■ **Prompt**
Return the complete listing that follows, with each line reproduced exactly.

■ **Data**

>>>

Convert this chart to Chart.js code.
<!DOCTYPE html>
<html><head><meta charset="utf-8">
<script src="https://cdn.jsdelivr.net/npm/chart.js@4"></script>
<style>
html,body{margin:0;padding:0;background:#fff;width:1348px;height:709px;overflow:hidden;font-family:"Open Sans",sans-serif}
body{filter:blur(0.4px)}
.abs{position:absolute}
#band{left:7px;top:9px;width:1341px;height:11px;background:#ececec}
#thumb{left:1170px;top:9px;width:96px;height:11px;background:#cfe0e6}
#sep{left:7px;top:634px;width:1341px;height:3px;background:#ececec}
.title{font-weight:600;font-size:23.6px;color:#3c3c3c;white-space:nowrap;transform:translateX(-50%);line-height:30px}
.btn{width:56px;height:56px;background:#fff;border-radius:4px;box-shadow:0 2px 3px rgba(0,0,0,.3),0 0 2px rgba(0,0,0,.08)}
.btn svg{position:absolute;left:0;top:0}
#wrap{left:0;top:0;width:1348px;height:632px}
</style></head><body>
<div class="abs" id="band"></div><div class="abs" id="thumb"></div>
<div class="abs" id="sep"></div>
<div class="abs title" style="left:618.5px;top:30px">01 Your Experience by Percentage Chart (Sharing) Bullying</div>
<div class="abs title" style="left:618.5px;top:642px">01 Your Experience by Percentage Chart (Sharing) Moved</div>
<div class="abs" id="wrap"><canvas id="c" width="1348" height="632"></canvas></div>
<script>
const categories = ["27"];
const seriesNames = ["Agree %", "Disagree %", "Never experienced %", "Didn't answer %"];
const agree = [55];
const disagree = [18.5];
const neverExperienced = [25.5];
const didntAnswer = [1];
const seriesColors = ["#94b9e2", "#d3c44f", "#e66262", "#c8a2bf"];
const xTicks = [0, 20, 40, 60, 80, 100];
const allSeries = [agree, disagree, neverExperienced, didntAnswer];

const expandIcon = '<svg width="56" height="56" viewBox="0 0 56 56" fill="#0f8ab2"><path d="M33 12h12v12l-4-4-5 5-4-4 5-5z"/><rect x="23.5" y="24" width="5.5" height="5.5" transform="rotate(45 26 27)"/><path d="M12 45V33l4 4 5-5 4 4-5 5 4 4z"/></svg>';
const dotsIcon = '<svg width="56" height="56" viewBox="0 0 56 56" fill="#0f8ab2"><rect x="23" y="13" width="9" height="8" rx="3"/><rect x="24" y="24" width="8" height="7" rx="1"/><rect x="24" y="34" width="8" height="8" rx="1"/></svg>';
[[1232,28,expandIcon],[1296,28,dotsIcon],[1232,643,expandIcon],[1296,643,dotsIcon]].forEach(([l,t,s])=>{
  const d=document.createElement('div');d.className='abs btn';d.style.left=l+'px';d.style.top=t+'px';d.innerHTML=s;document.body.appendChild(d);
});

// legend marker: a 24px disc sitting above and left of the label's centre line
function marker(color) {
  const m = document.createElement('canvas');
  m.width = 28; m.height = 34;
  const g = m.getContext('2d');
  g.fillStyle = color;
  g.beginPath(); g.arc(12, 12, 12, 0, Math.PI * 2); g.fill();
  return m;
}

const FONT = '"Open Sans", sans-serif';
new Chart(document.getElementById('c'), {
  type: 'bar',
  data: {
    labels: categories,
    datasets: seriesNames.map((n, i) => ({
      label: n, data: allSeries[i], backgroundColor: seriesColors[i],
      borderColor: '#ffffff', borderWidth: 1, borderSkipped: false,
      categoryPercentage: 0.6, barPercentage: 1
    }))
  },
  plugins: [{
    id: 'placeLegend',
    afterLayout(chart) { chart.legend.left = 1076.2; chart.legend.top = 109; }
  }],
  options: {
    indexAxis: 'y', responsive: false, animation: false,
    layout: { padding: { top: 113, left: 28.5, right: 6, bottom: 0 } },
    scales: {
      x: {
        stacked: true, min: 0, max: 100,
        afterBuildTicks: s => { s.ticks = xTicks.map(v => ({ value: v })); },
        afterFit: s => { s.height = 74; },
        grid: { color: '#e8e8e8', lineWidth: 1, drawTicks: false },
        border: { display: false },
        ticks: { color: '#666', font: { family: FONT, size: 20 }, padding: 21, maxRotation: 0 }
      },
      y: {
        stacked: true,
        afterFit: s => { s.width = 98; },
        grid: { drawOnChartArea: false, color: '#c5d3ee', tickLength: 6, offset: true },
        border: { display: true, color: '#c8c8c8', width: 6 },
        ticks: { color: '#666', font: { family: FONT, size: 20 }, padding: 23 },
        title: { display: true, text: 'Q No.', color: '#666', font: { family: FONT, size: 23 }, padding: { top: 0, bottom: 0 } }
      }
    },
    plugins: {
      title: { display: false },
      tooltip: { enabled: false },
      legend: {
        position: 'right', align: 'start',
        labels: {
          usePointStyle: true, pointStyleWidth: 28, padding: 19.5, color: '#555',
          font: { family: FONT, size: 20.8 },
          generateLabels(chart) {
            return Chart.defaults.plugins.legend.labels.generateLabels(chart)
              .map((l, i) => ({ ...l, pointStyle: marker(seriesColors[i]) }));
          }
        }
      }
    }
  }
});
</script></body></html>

<<<

■ **Exercise result**
Convert this chart to Chart.js code.
<!DOCTYPE html>
<html><head><meta charset="utf-8">
<script src="https://cdn.jsdelivr.net/npm/chart.js@4"></script>
<style>
html,body{margin:0;padding:0;background:#fff;width:1348px;height:709px;overflow:hidden;font-family:"Open Sans",sans-serif}
body{filter:blur(0.4px)}
.abs{position:absolute}
#band{left:7px;top:9px;width:1341px;height:11px;background:#ececec}
#thumb{left:1170px;top:9px;width:96px;height:11px;background:#cfe0e6}
#sep{left:7px;top:634px;width:1341px;height:3px;background:#ececec}
.title{font-weight:600;font-size:23.6px;color:#3c3c3c;white-space:nowrap;transform:translateX(-50%);line-height:30px}
.btn{width:56px;height:56px;background:#fff;border-radius:4px;box-shadow:0 2px 3px rgba(0,0,0,.3),0 0 2px rgba(0,0,0,.08)}
.btn svg{position:absolute;left:0;top:0}
#wrap{left:0;top:0;width:1348px;height:632px}
</style></head><body>
<div class="abs" id="band"></div><div class="abs" id="thumb"></div>
<div class="abs" id="sep"></div>
<div class="abs title" style="left:618.5px;top:30px">01 Your Experience by Percentage Chart (Sharing) Bullying</div>
<div class="abs title" style="left:618.5px;top:642px">01 Your Experience by Percentage Chart (Sharing) Moved</div>
<div class="abs" id="wrap"><canvas id="c" width="1348" height="632"></canvas></div>
<script>
const categories = ["27"];
const seriesNames = ["Agree %", "Disagree %", "Never experienced %", "Didn't answer %"];
const agree = [55];
const disagree = [18.5];
const neverExperienced = [25.5];
const didntAnswer = [1];
const seriesColors = ["#94b9e2", "#d3c44f", "#e66262", "#c8a2bf"];
const xTicks = [0, 20, 40, 60, 80, 100];
const allSeries = [agree, disagree, neverExperienced, didntAnswer];

const expandIcon = '<svg width="56" height="56" viewBox="0 0 56 56" fill="#0f8ab2"><path d="M33 12h12v12l-4-4-5 5-4-4 5-5z"/><rect x="23.5" y="24" width="5.5" height="5.5" transform="rotate(45 26 27)"/><path d="M12 45V33l4 4 5-5 4 4-5 5 4 4z"/></svg>';
const dotsIcon = '<svg width="56" height="56" viewBox="0 0 56 56" fill="#0f8ab2"><rect x="23" y="13" width="9" height="8" rx="3"/><rect x="24" y="24" width="8" height="7" rx="1"/><rect x="24" y="34" width="8" height="8" rx="1"/></svg>';
[[1232,28,expandIcon],[1296,28,dotsIcon],[1232,643,expandIcon],[1296,643,dotsIcon]].forEach(([l,t,s])=>{
  const d=document.createElement('div');d.className='abs btn';d.style.left=l+'px';d.style.top=t+'px';d.innerHTML=s;document.body.appendChild(d);
});

// legend marker: a 24px disc sitting above and left of the label's centre line
function marker(color) {
  const m = document.createElement('canvas');
  m.width = 28; m.height = 34;
  const g = m.getContext('2d');
  g.fillStyle = color;
  g.beginPath(); g.arc(12, 12, 12, 0, Math.PI * 2); g.fill();
  return m;
}

const FONT = '"Open Sans", sans-serif';
new Chart(document.getElementById('c'), {
  type: 'bar',
  data: {
    labels: categories,
    datasets: seriesNames.map((n, i) => ({
      label: n, data: allSeries[i], backgroundColor: seriesColors[i],
      borderColor: '#ffffff', borderWidth: 1, borderSkipped: false,
      categoryPercentage: 0.6, barPercentage: 1
    }))
  },
  plugins: [{
    id: 'placeLegend',
    afterLayout(chart) { chart.legend.left = 1076.2; chart.legend.top = 109; }
  }],
  options: {
    indexAxis: 'y', responsive: false, animation: false,
    layout: { padding: { top: 113, left: 28.5, right: 6, bottom: 0 } },
    scales: {
      x: {
        stacked: true, min: 0, max: 100,
        afterBuildTicks: s => { s.ticks = xTicks.map(v => ({ value: v })); },
        afterFit: s => { s.height = 74; },
        grid: { color: '#e8e8e8', lineWidth: 1, drawTicks: false },
        border: { display: false },
        ticks: { color: '#666', font: { family: FONT, size: 20 }, padding: 21, maxRotation: 0 }
      },
      y: {
        stacked: true,
        afterFit: s => { s.width = 98; },
        grid: { drawOnChartArea: false, color: '#c5d3ee', tickLength: 6, offset: true },
        border: { display: true, color: '#c8c8c8', width: 6 },
        ticks: { color: '#666', font: { family: FONT, size: 20 }, padding: 23 },
        title: { display: true, text: 'Q No.', color: '#666', font: { family: FONT, size: 23 }, padding: { top: 0, bottom: 0 } }
      }
    },
    plugins: {
      title: { display: false },
      tooltip: { enabled: false },
      legend: {
        position: 'right', align: 'start',
        labels: {
          usePointStyle: true, pointStyleWidth: 28, padding: 19.5, color: '#555',
          font: { family: FONT, size: 20.8 },
          generateLabels(chart) {
            return Chart.defaults.plugins.legend.labels.generateLabels(chart)
              .map((l, i) => ({ ...l, pointStyle: marker(seriesColors[i]) }));
          }
        }
      }
    }
  }
});
</script></body></html>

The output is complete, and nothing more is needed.